When it comes to AI in education, we usually only hear about AI’s potential impact on the classroom: whether it can actually help students learn, or will encourage cheating. And while those are legitimate challenges, AI’s true potential is within saving higher education from its most existential challenges: dwindling enrollment driven by skyrocketing costs, falling retention from dissatisfied students, and decreased engagement from alumni.
Troubling downward trends have caused nearly 100 higher education institutions (i.e. private universities, community colleges, technical schools, etc.) to close between the 2022-23 and 2023-24 academic years, according to the National Center for Education Statistics. This trend is expected to continue, especially with federal grants for some initiatives in limbo and research grants slashed, per Inside Higher Ed.
The overall impact to programs involving federal student aid from the Department of Education, and research funding from agencies like the National Institutes of Health and the National Science Foundation, could be both significant and chaotic.
Even Before the Freeze, Many Higher Education Institutions Were In Budgetary Free-Fall
As tuition steadily rises every year, cost continues to be a major barrier to attending college. The Education Data Initiative reported the average tuition and fees for a public four-year school has risen 179%, and those costs have increased by 124% at private four-year schools. Adding to the burden, the average federal student loan debt balance is $37,853.
For many students, never-ending cost increases are sowing serious doubts about the return on investment for attaining a degree, leading colleges to close at a rate of one per week as student enrollment declines across the country. According to a Pew survey, only 22% of U.S. adults say the cost of college is worth it even if someone has to take out loans, 47% say it’s worth it but only without loans, and 29% do not find it worth the cost at all. A recent Gallup poll further validated that cost was the leading reason for declining enrollment.
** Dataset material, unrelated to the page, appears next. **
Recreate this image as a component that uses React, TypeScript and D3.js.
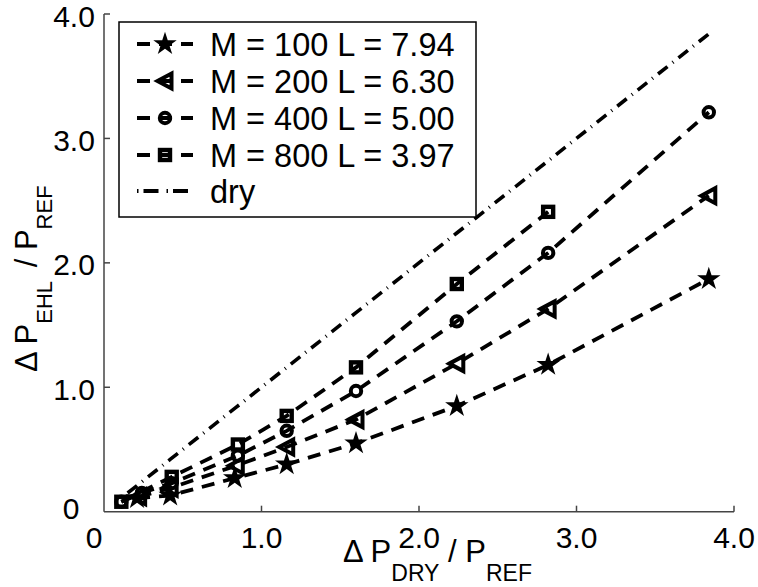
import React from "react";
import * as d3 from "d3";

const W = 758;
const H = 587;

// Tick values and labels
const xTicks = [0, 1, 2, 3, 4];
const xTickLabels = ["0", "1.0", "2.0", "3.0", "4.0"];
const yTicks = [0, 1, 2, 3, 4];
const yTickLabels = ["0", "1.0", "2.0", "3.0", "4.0"];

// Series: M = 100 L = 7.94 (stars)
const m100X = [0.21, 0.42, 0.83, 1.16, 1.6, 2.24, 2.82, 3.84];
const m100Y = [0.11, 0.13, 0.27, 0.38, 0.55, 0.85, 1.18, 1.87];
// Series: M = 200 L = 6.30 (left triangles)
const m200X = [0.22, 0.42, 0.84, 1.16, 1.6, 2.24, 2.82, 3.84];
const m200Y = [0.12, 0.19, 0.37, 0.52, 0.74, 1.19, 1.63, 2.54];
// Series: M = 400 L = 5.00 (circles)
const m400X = [0.11, 0.24, 0.43, 0.85, 1.16, 1.6, 2.24, 2.82, 3.84];
const m400Y = [0.08, 0.15, 0.23, 0.45, 0.65, 0.97, 1.53, 2.08, 3.21];
// Series: M = 800 L = 3.97 (squares)
const m800X = [0.11, 0.43, 0.85, 1.16, 1.6, 2.24, 2.82];
const m800Y = [0.08, 0.28, 0.54, 0.77, 1.16, 1.83, 2.41];
// dry reference line
const dryX = [0.15, 0.42, 0.84, 1.16, 1.6, 2.24, 2.82, 3.84];
const dryY = [0.15, 0.42, 0.84, 1.16, 1.6, 2.24, 2.82, 3.84];

const legendLabels = [
  "M = 100 L = 7.94",
  "M = 200 L = 6.30",
  "M = 400 L = 5.00",
  "M = 800 L = 3.97",
  "dry",
];

const FONT = "'Liberation Sans', Arial, Helvetica, sans-serif";

const x = d3.scaleLinear().domain([0, 4]).range([104, 734]);
const y = d3.scaleLinear().domain([0, 4]).range([511.7, 14]);

const line = d3
  .line<[number, number]>()
  .x((d) => x(d[0]))
  .y((d) => y(d[1]));

const zip = (a: number[], b: number[]) => a.map((v, i) => [v, b[i]] as [number, number]);

const starPath = d3.symbol().type(d3.symbolStar).size(170)() as string;

type MarkerKind = "star" | "tri" | "circle" | "square";

function Marker({ kind, cx, cy }: { kind: MarkerKind; cx: number; cy: number }) {
  if (kind === "star") {
    return <path d={starPath} transform={`translate(${cx},${cy})`} fill="#000" />;
  }
  if (kind === "tri") {
    return (
      <path
        d="M-7.5,0L6.5,-7.5L6.5,7.5Z"
        transform={`translate(${cx},${cy})`}
        fill="none"
        stroke="#000"
        strokeWidth={4}
        strokeLinejoin="miter"
      />
    );
  }
  if (kind === "circle") {
    return <circle cx={cx} cy={cy} r={5.2} fill="none" stroke="#000" strokeWidth={4} />;
  }
  return (
    <rect x={cx - 5} y={cy - 5} width={10} height={10} fill="none" stroke="#000" strokeWidth={4.4} />
  );
}

const series: { xs: number[]; ys: number[]; kind: MarkerKind }[] = [
  { xs: m100X, ys: m100Y, kind: "star" },
  { xs: m200X, ys: m200Y, kind: "tri" },
  { xs: m400X, ys: m400Y, kind: "circle" },
  { xs: m800X, ys: m800Y, kind: "square" },
];

const DASH = "13,9";
const DASHDOT = "12,6.5,1,6.5";

export default function App() {
  const legendRows = [44, 81, 118, 155, 191];
  return (
    <div style={{ position: "absolute", left: 0, top: 0 }}>
      <svg width={W} height={H} style={{ display: "block", background: "#fff" }} fontFamily={FONT}>
        <rect x={0} y={0} width={W} height={H} fill="#fff" />

        {/* dry line */}
        <path
          d={line(zip(dryX, dryY)) as string}
          fill="none"
          stroke="#000"
          strokeWidth={3.6}
          strokeDasharray={DASHDOT}
        />

        {/* series lines */}
        {series.map((s, i) => (
          <path
            key={`l${i}`}
            d={line(zip(s.xs, s.ys)) as string}
            fill="none"
            stroke="#000"
            strokeWidth={3.8}
            strokeDasharray={DASH}
          />
        ))}

        {/* markers */}
        {series.map((s, i) =>
          s.xs.map((v, j) => <Marker key={`m${i}-${j}`} kind={s.kind} cx={x(v)} cy={y(s.ys[j])} />)
        )}

        {/* axes */}
        <line x1={x(0)} x2={x(0)} y1={y(0)} y2={y(4)} stroke="#444" strokeWidth={1.5} />
        <line x1={x(0)} x2={x(4)} y1={y(0)} y2={y(0)} stroke="#444" strokeWidth={1.5} />
        {xTicks.map((t, i) => (
          <g key={`xt${i}`}>
            {i > 0 && <line x1={x(t)} x2={x(t)} y1={y(0)} y2={y(0) - 6} stroke="#444" strokeWidth={1.5} />}
            <text
              x={x(t) + (t === 0 ? -10 : 0)}
              y={548}
              textAnchor="middle"
              fontSize={30}
              fill="#000"
            >
              {xTickLabels[i]}
            </text>
          </g>
        ))}
        {yTicks.map((t, i) => (
          <g key={`yt${i}`}>
            {i > 0 && <line x1={x(0)} x2={x(0) + 6} y1={y(t)} y2={y(t)} stroke="#444" strokeWidth={1.5} />}
            <text
              x={t === 0 ? 71 : 74}
              y={y(t) + (t === 0 ? 7 : 12.5)}
              textAnchor="middle"
              fontSize={30}
              fill="#000"
            >
              {yTickLabels[i]}
            </text>
          </g>
        ))}

        {/* x axis label */}
        <text x={343} y={562} fontSize={31} fill="#000">
          <tspan>Δ P</tspan>
          <tspan fontSize={23} dy={19}>DRY</tspan>
          <tspan dy={-19}> / P</tspan>
          <tspan fontSize={23} dy={19}>REF</tspan>
        </text>

        {/* y axis label */}
        <text transform="translate(37,372) rotate(-90)" fontSize={31} fill="#000">
          <tspan>Δ P</tspan>
          <tspan fontSize={22} dy={15}>EHL</tspan>
          <tspan dy={-15} dx={5}> / P</tspan>
          <tspan fontSize={22} dy={15}>REF</tspan>
        </text>

        {/* legend */}
        <rect x={119} y={22} width={357} height={195} fill="#fff" stroke="#000" strokeWidth={1.5} />
        {legendLabels.map((lab, i) => {
          const ry = legendRows[i];
          const isDry = i === 4;
          return (
            <g key={`lg${i}`}>
              <line
                x1={137}
                x2={193}
                y1={ry}
                y2={ry}
                stroke="#000"
                strokeWidth={3.8}
                strokeDasharray={isDry ? "1.5,5,15,8" : DASH}
              />
              {!isDry && <Marker kind={series[i].kind} cx={165} cy={ry} />}
              <text x={210} y={ry + 11.5} fontSize={32.5} fill="#000">
                {lab}
              </text>
            </g>
          );
        })}
      </svg>
    </div>
  );
}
The botched rollout of the Free Application for Federal Student Aid in 2024 exacerbated these problems as reported by The New York Times, making it impossible for thousands of students to determine if they could afford to attend. And higher ed can’t seem to catch a break — although the 2025 FAFSA rollout appears to be going more smoothly, the current administration’s intent to divert federal funding away from universities is expected to further put universities into a financial hole.
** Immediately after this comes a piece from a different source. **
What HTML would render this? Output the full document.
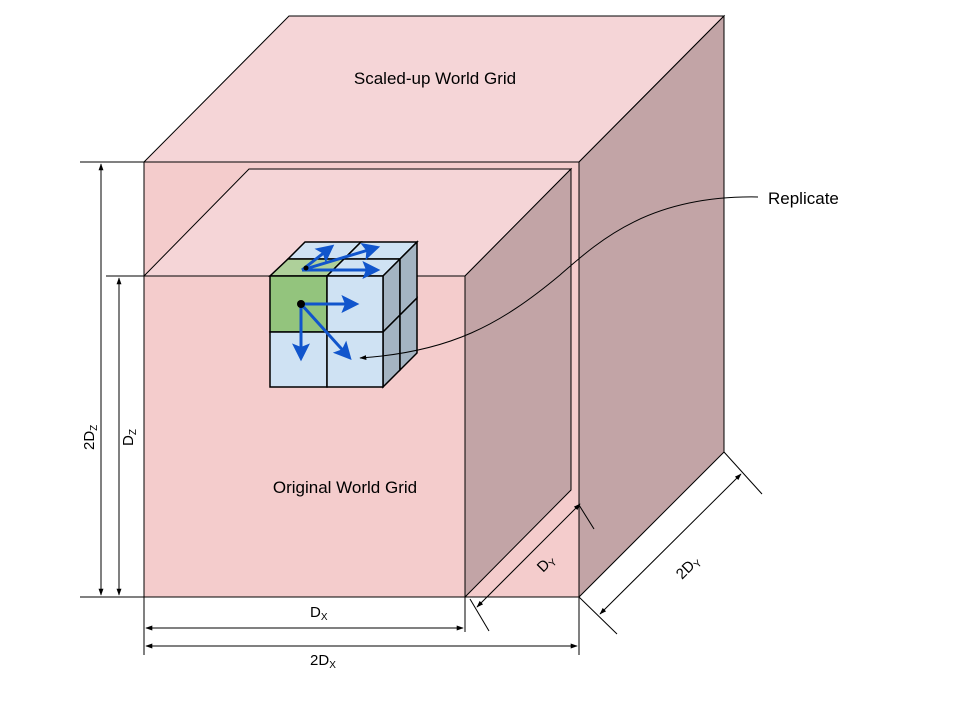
<!DOCTYPE html>
<html><head><meta charset="utf-8"><style>
body{margin:0;background:#fff}
svg{display:block;font-family:"Liberation Sans",Arial,sans-serif}
</style></head><body>
<svg width="960" height="720" viewBox="0 0 960 720">
<defs>
<marker id="ah" viewBox="0 0 10 10" refX="9" refY="5" markerWidth="7" markerHeight="7" orient="auto-start-reverse"><path d="M0,1.5 L10,5 L0,8.5 Z" fill="#000"/></marker>
<marker id="bh" viewBox="0 0 10 10" refX="7" refY="5" markerWidth="6" markerHeight="6" orient="auto"><path d="M0,0 L10,5 L0,10 L2,5 Z" fill="#1155cc"/></marker>
</defs>
<g stroke="#000" stroke-width="1">
<polygon points="144,162 289,16 724,16 579,162" fill="#f5d5d7"/>
<polygon points="579,162 724,16 724,452 579,597" fill="#c2a4a6"/>
<rect x="144" y="162" width="435" height="435" fill="#f4cccc"/>
</g>
<g stroke="#000" stroke-width="1">
<polygon points="144,276 249,169 571,169 465,276" fill="#f5d5d7"/>
<polygon points="465,276 571,169 571,490 465,597" fill="#c2a4a6"/>
<rect x="144" y="276" width="321" height="321" fill="#f4cccc"/>
</g>
<text x="435" y="84" font-size="17" text-anchor="middle">Scaled-up World Grid</text>
<text x="345" y="493" font-size="17" text-anchor="middle">Original World Grid</text>
<g stroke="#000" stroke-width="1.5">
<polygon points="305,242 361,242 344,259 288,259" fill="#cfe2f3"/>
<polygon points="361,242 417,242 400,259 344,259" fill="#cfe2f3"/>
<polygon points="288,259 344,259 327,276 270,276" fill="#aed09a"/>
<polygon points="344,259 400,259 383,276 327,276" fill="#cfe2f3"/>
<polygon points="383,276 400,259 400,315 383,332" fill="#a4b4c2"/>
<polygon points="400,259 417,242 417,298 400,315" fill="#a4b4c2"/>
<polygon points="383,332 400,315 400,370 383,387" fill="#a4b4c2"/>
<polygon points="400,315 417,298 417,353 400,370" fill="#a4b4c2"/>
<rect x="270" y="276" width="57" height="56" fill="#93c47d"/>
<rect x="327" y="276" width="56" height="56" fill="#cfe2f3"/>
<rect x="270" y="332" width="57" height="55" fill="#cfe2f3"/>
<rect x="327" y="332" width="56" height="55" fill="#cfe2f3"/>
</g>
<g stroke="#1155cc" stroke-width="3" fill="none" marker-end="url(#bh)">
<line x1="302" y1="270" x2="375" y2="270"/>
<line x1="302" y1="270" x2="375" y2="248"/>
<line x1="302" y1="270" x2="330" y2="248"/>
<line x1="301" y1="304" x2="354" y2="304"/>
<line x1="301" y1="304" x2="301" y2="356"/>
<line x1="301" y1="304" x2="348" y2="356"/>
</g>
<circle cx="301" cy="304" r="4" fill="#000"/>
<circle cx="306" cy="268" r="2.5" fill="#000"/>
<text x="768" y="204" font-size="17">Replicate</text>
<path d="M758,197 C650,195 600,240 560,275 C500,325 450,352 360,358" fill="none" stroke="#000" stroke-width="1" marker-end="url(#ah)"/>
<g stroke="#000" stroke-width="1" fill="none">
<line x1="80" y1="162" x2="144" y2="162"/>
<line x1="80" y1="597" x2="144" y2="597"/>
<line x1="106" y1="276" x2="144" y2="276"/>
<line x1="101" y1="164" x2="101" y2="595" marker-start="url(#ah)" marker-end="url(#ah)"/>
<line x1="119" y1="278" x2="119" y2="595" marker-start="url(#ah)" marker-end="url(#ah)"/>
<line x1="144" y1="597" x2="144" y2="655"/>
<line x1="465" y1="597" x2="465" y2="632"/>
<line x1="579" y1="597" x2="579" y2="655"/>
<line x1="146" y1="628" x2="463" y2="628" marker-start="url(#ah)" marker-end="url(#ah)"/>
<line x1="146" y1="646" x2="577" y2="646" marker-start="url(#ah)" marker-end="url(#ah)"/>
<line x1="470" y1="599" x2="489" y2="631"/>
<line x1="579" y1="505" x2="594" y2="529"/>
<line x1="477" y1="607" x2="580" y2="504" marker-start="url(#ah)" marker-end="url(#ah)"/>
<line x1="579" y1="597" x2="617" y2="634"/>
<line x1="724" y1="452" x2="762" y2="494"/>
<line x1="600" y1="614" x2="741" y2="474" marker-start="url(#ah)" marker-end="url(#ah)"/>
</g>
<g font-size="15">
<text transform="translate(94,450) rotate(-90)">2D<tspan font-size="10" dy="3">Z</tspan></text>
<text transform="translate(133,446) rotate(-90)">D<tspan font-size="10" dy="3">Z</tspan></text>
<text x="310" y="617">D<tspan font-size="10" dy="3">X</tspan></text>
<text x="310" y="665">2D<tspan font-size="10" dy="3">X</tspan></text>
<text transform="translate(543,573) rotate(-45)">D<tspan font-size="10" dy="3">Y</tspan></text>
<text transform="translate(682,580) rotate(-45)">2D<tspan font-size="10" dy="3">Y</tspan></text>
</g>
</svg>
</body></html>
Administrative Costs Keep Rising
Major cost increases often aren’t due to investments in the education itself, such as hiring new professors and other educators, and instead are perpetuated by rising administrative costs.
According to a study in the Review of Social Economy, the number of full-time administrators grew by 164% between 1972 and 2018. Comparatively, the number of full-time faculty grew by 92% and student enrollment grew by 78%. Today, a majority of a school’s budget goes to administration. While administrators play a vital role, they are more often than not trapped in archaic and redundant systems and processes that balloon budgets, and consequently, pass on more costs to the student.
To reverse declining trends and navigate major headwinds facing the industry, institutions must urgently make college more affordable for students, and the most direct path is to confront inefficiencies within administrative offices.
The Time To Innovate Is Now
AI presents a golden opportunity for schools to reimagine how they operate. There is obvious utility for the technology to help automate mundane and tedious tasks, such as note-taking, optimizing data entry, and summarizing or fact-checking documents, that take up considerable time and resources.
However, there’s even more potential for AI — specifically AI agents — to provide relief across a school’s most fundamental administrative processes, including student recruitment, success, and advising, as well as in alumni engagement. These operations are essential to a school’s identity and existence yet are the most labor-intensive and inefficient.
Current AI tools support workflow augmentation to streamline administrative tasks and help with automation, but still rely on administrators for operation and management. AI agents, however, can help schools autonomously review applications and personal statements, conduct preliminary interviews with applicants, answer student questions along the enrollment journey, and so much more — not only to streamline the work but also improve its efficacy. In fact, when polled, 86% of university leaders agreed that AI presents a “massive opportunity to transform higher education,” per a recent study that CollegeVine conducted.
Schools are already experimenting with what this can look like in practice. According to a survey from Intelligent, half of educational admissions departments were using AI in 2023, and 82% will by the end of 2024. For example, Georgia Tech uses AI to manage large volumes of applications by creating formulaic insights, such as calculating GPAs. Similarly, the School of the Art Institute of Chicago is using AI to predict enrollment trends and who’d be most likely to accept an offer, while Knox College is using AI to effectively manage student recruitment and maximize limited resources.
Budgets are increasingly being allocated for non-instructional spending, which is only passing the cost burden to students who are already struggling to afford tuition. AI agents, however, are a promising solution to alleviate these increasing costs.
AI As A Lifeline
While we’re only just now seeing the early benefits of these technologies, over time we can expect that its cascading efficiencies will have a direct impact upon unnecessary costs, saving industries marred by limited resources and financial dilemmas.
AI is no longer just about automating tasks. Now more than ever, higher ed needs to fundamentally rethink how they leverage AI agents to improve administrative processes, lower costs, and redirect resources back to their core missions.